Just to clarify the key thing is the Ltd Co has to be the registered owner of the vehicle. So no leasing, but does not need to pay cash! I certainly don’t have 100 grand cash floating around my company as I have to take out lots of dividends every month to pay for my drug, alcohol and gambling habits!

Exactly as you say the KEY factor is what the car is worth after the ownership period.

I have the finance figures from Porsche for the impending arrival at the GTS.
Car is £112k. 2 yr deal
The GFV (Guaranteed Future Value) is £72k. This is the guess of what the car will be worth and determines the payments of any finance deal.
The deposit and monthlies are roughly the same as any lease style arrangement.

The trouble is that that future value guess is hugely conservative IMHO.
With waiting times, GTS exclusivity, low mileage and sensible specification my GTS will be worth WAY more than 72k in 2 years.

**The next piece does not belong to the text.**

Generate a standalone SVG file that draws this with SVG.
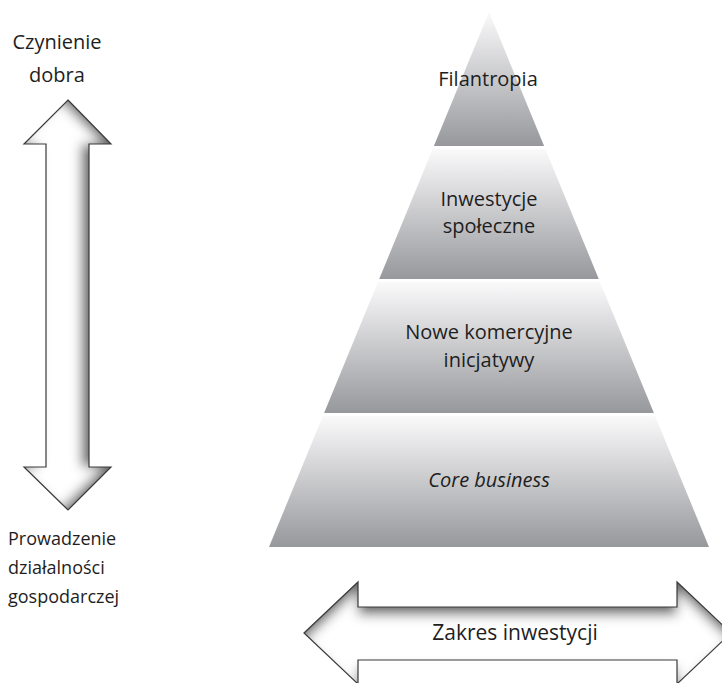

If you lease you hand back the car after paying 40k plus interest over 2 years and the leasing company or Porsche UK, whoever is the owner could sell your car for 98k.
I agree there is a little risk involve but with finance I know my Taycan will never be worth less than 72k but if it is worth 98k I am 26k better off than if I had leased!
This offsets the ‘hassle’ of having to sell the Taycan!

My 4S had a GFV of 60k. I sold it to webuyanycar for 96k. If I had leased I would have lost £36,000!